1. Compare licences which could be used in relation to SKOS-HASSET, including the JISC Model Licence, the JISC Open Educational User Licence v 1.0, Open Data Commons, Open Government Data Licence and Creative Commons. The Creative Commons compatibility wizards will also be used. Make recommendations for which licence model to employ.
Deliverable: WP4.D1: Licence recommendation report.
WORKPACKAGE 5: User communication and engagement, 4 June 2012 – 31 January 2013
Objective: to communicate, engage and seek input from the stakeholder and user communities, including funders, existing HASSET/ELSST users, potential users, text miners and thesaurus developers/information scientists.

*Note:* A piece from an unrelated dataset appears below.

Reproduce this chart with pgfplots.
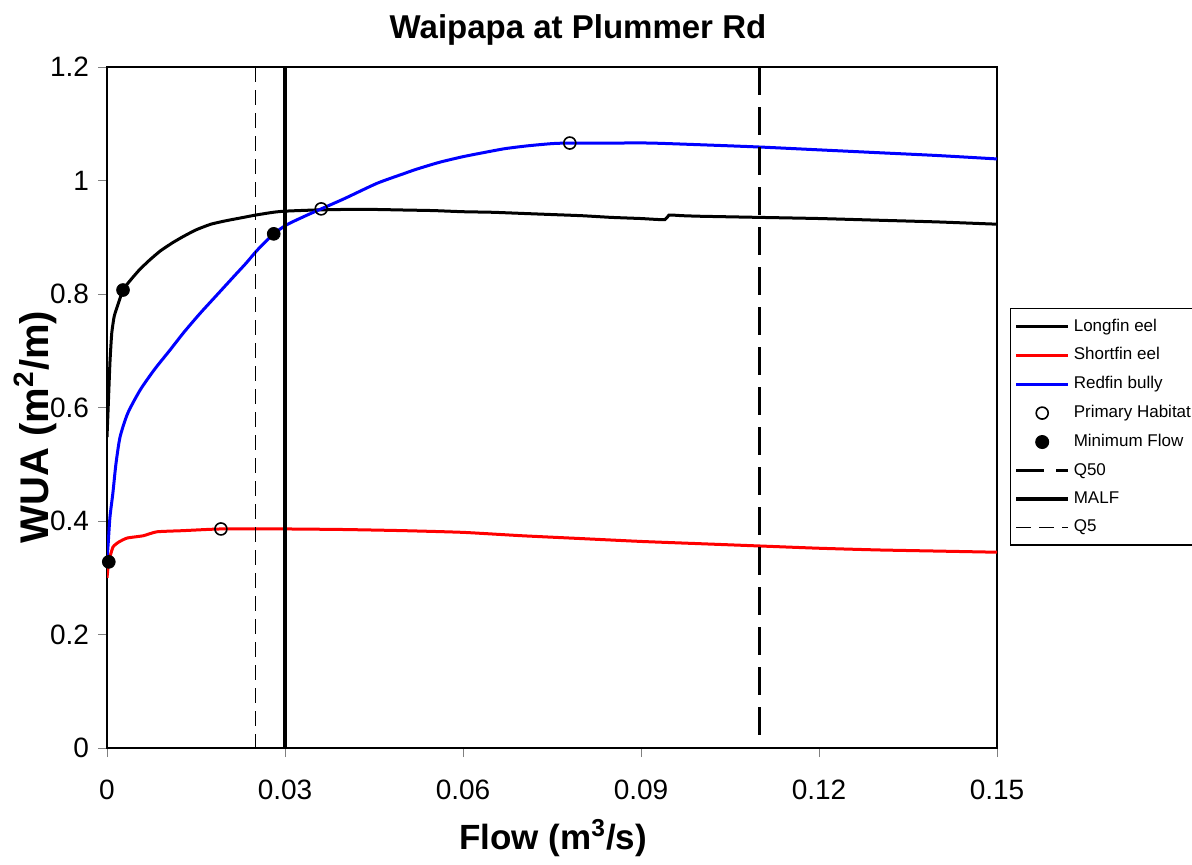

- A webinar for up to 100 people at a time will be staged to showcase and answer questions on the thesaurus product and its automated indexing capabilities. Gotowebinar will be used (for which the Archive already has a licence). Accompanying user guidance will be written and made available. The webinar will be evaluated and the results reported.
- A regularly-updated project website and online blog plus newsletter will be created to share all developments and work with the wider community. All lessons learned will be evaluated as the project progresses and communicated, via the blog/newsletter.
- A printed and downloadable A5 leaflet will be created, publicising the advances made by the project, and encouraging uptake in the community.
- A virtual user forum will be set up, based on the list of existing HASSET users, with regular JISCmail communications / webinars planned for the future. This user forum will be expanded through active promotion of the project work. An email list will be set up and the user forum will be consulted about developments in a timely manner. Part of the sustainability work of this project will be to gain wider community involvement in the development of HASSET.
- A report, reviewing and assessing all the tasks and techniques applied and collating all the blog posts and lessons learned will be written and submitted to the Programme Manager. WP5.D5: The final project report will synthesise all the work and analyse success.
Deliverables: WP5.D1: SKOS-HASSET and automated indexing webinar prepared, held and evaluated. WP5.D2: Project website, blog and newsletter all set up and populated on a regular basis. WP5.D3: An A5 leaflet will be created and circulated at relevant forums, conferences and seminars. WP5.D4: User forum established, for novice and expert users for knowledge sharing, during the life of the project and after. This will comprise the creation of a list of stakeholders’ email addresses (complying with Data Protection requirements), a JISCmail list and the investigation of the creation of a Wiki, plus regular communications to, and the invitation of responses from, the group. WP5.D5: The final project report will synthesise all the work and analyse success.
Milestones: Website populated. 1st blog released. JISCmail list set up. List of stakeholders contacted. Final draft report submitted.